Shaders allow for techniques that simply cannot be accomplished with reasonable performance in a real-time graphics system. One of the more spectacular examples of these is shadow maps. Although basic shadow mapping could be achieved in fixed function, aliasing artifacts make the technique impractical in such systems. Multisampled shadow maps greatly reduce the visual problems that are inherent with the algorithm.
Another area where shaders help is in the handling of transparency. Transparency is an inherently tricky problem in graphics because blending needs to be done with a consistent ordering, usually back to front. In the past, that was done by deferring and then sorting primitives. Depth peeling avoids that sorting by peeling off one layer at a time in the pixel shader. It requires multiple passes, but all the data can be kept resident on the GPU, so it is usually a big net performance win.

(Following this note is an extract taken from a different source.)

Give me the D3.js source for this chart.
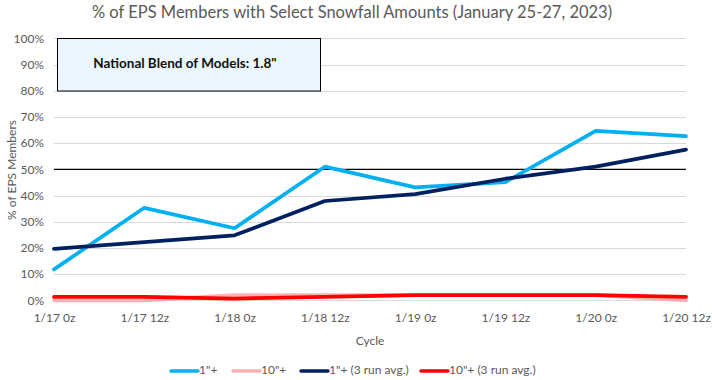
<!DOCTYPE html>
<html><head><meta charset="utf-8">
<script src="https://cdn.jsdelivr.net/npm/d3@7"></script>
<style>body{margin:0;background:#fff}svg{display:block}text{font-family:Lato,"Open Sans",sans-serif}</style>
</head><body><svg id="c" width="712" height="380"></svg>
<script>
const categories = ["1/17 0z","1/17 12z","1/18 0z","1/18 12z","1/19 0z","1/19 12z","1/20 0z","1/20 12z"];
const oneInch = [11.8, 35.3, 27.5, 51.0, 43.1, 45.1, 64.7, 62.7];
const tenInch = [0, 0, 1.96, 1.96, 1.96, 1.96, 1.96, 0];
const oneInchAvg = [19.6, 22.2, 24.8, 37.9, 40.5, 46.4, 51.0, 57.5];
const tenInchAvg = [1.3, 1.3, 0.65, 1.3, 1.96, 1.96, 1.96, 1.3];
const yTicks = [0,10,20,30,40,50,60,70,80,90,100];
const refValue = 50;
const seriesNames = ['1"+', '10"+', '1"+ (3 run avg.)', '10"+ (3 run avg.)'];
const seriesColors = ["#00B0F0", "#FFB1B1", "#002060", "#FF0000"];
const titleText = "% of EPS Members with Select Snowfall Amounts (January 25-27, 2023)";
const noteText = 'National Blend of Models: 1.8"';

const series = [oneInch, tenInch, oneInchAvg, tenInchAvg];
const svg = d3.select("#c");
const x = d3.scalePoint().domain(categories).range([54, 686]);
const y = d3.scaleLinear().domain([0, 100]).range([300.3, 38.3]);
const grey = "#595959";

// gridlines
svg.append("g").selectAll("line").data(yTicks).join("line")
  .attr("x1", 54).attr("x2", 686)
  .attr("y1", d => Math.round(y(d)) + 0.5).attr("y2", d => Math.round(y(d)) + 0.5)
  .attr("stroke", "#D9D9D9").attr("stroke-width", 1);

// y axis labels
const yAxis = d3.axisLeft(y).tickValues(yTicks).tickFormat(d => d + "%").tickSize(0).tickPadding(0);
const ga = svg.append("g").attr("transform", "translate(44,0)").call(yAxis);
ga.select(".domain").remove();
ga.selectAll("text").attr("fill", grey).style("font-size", "12px").style("font-family", "Lato");

// x axis labels
const xAxis = d3.axisBottom(x).tickSize(0).tickPadding(0);
const gx = svg.append("g").attr("transform", "translate(0,313)").call(xAxis);
gx.select(".domain").remove();
gx.selectAll("text").attr("fill", grey).style("font-size", "12px").style("font-family", "Lato");

// reference line at 50%
svg.append("line").attr("x1", 54).attr("x2", 686)
  .attr("y1", y(refValue)).attr("y2", y(refValue))
  .attr("stroke", "#000").attr("stroke-width", 1.3);

// series lines
const line = d3.line().x((d, i) => x(categories[i])).y(d => y(d));
series.forEach((s, k) => {
  svg.append("path").datum(s).attr("d", line).attr("fill", "none")
    .attr("stroke", seriesColors[k]).attr("stroke-width", 3.75)
    .attr("stroke-linejoin", "round").attr("stroke-linecap", "round");
});

// note box
svg.append("rect").attr("x", 57.5).attr("y", 38.5).attr("width", 263).attr("height", 52.5)
  .attr("fill", "#EBF7FD").attr("stroke", "#000").attr("stroke-width", 1);
svg.append("text").attr("x", 185).attr("y", 65).attr("text-anchor", "middle").attr("dominant-baseline", "middle")
  .style("font-size", "13.5px").style("font-weight", "bold").attr("fill", "#111").text(noteText);

// title
svg.append("text").attr("x", 352).attr("y", 14).attr("text-anchor", "middle").attr("dominant-baseline", "middle")
  .style("font-size", "16.5px").attr("fill", grey).text(titleText);

// axis titles
svg.append("text").attr("transform", "translate(13,170) rotate(-90)").attr("text-anchor", "middle")
  .attr("dominant-baseline", "middle").style("font-size", "12px").attr("fill", grey).text("% of EPS Members");
svg.append("text").attr("x", 370).attr("y", 342).attr("text-anchor", "middle").attr("dominant-baseline", "middle")
  .style("font-size", "12px").attr("fill", grey).text("Cycle");

// legend
const legX = [171, 233, 301, 421];
const lg = svg.append("g");
seriesNames.forEach((n, k) => {
  lg.append("line").attr("x1", legX[k]).attr("x2", legX[k] + 27).attr("y1", 371).attr("y2", 371)
    .attr("stroke", seriesColors[k]).attr("stroke-width", 3.5).attr("stroke-linecap", "round");
  lg.append("text").attr("x", legX[k] + 28).attr("y", 371).attr("dominant-baseline", "middle")
    .style("font-size", "12px").attr("fill", grey).text(n);
});
</script></body></html>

This technique belongs in both the performance and fidelity categories because it delivers improvements to both.
Post-processing image-based effects can also add significantly to the perceived quality of the images. Bloom fakes some of the perception of high dynamic range by blurring highlights such that they affect a larger area than normal. Also particularly compelling are the effects that take the depth buffer as part of their input. Pixel shader-based silhouette edge detection produces cleaner results than standard techniques, because the edges do not stitch against the neighboring faces. Screen-space ambient occlusion gets some of the effects of global illumination at a tiny fraction of the cost (2 milliseconds as opposed to 2 minutes). Since these effects operate only on the output images, they could to some degree be retrofitted into a graphics system that was in all other ways a fixed function implementation. However, shaders can transform their outputs into slightly different forms that greatly improve the effectiveness of these techniques.
Future generations will continue to bring ever more powerful concepts to the table, none of which will be accessible without the use of shaders. In particular, we at Tech Soft 3D are looking forward to taking advantage of the tessellation shader pipeline stage that was introduced with Direct3D 11, and implementing a technique similar to depth peeling except that it does not require multiple passes.
In case the above-mentioned reasons are not enough to convince you to switch to shaders, it is worth mentioning that, beginning with version 10, Direct3D completely eliminated fixed function. At least for the Direct3D side of things, the fixed function pipeline has ceased to exist.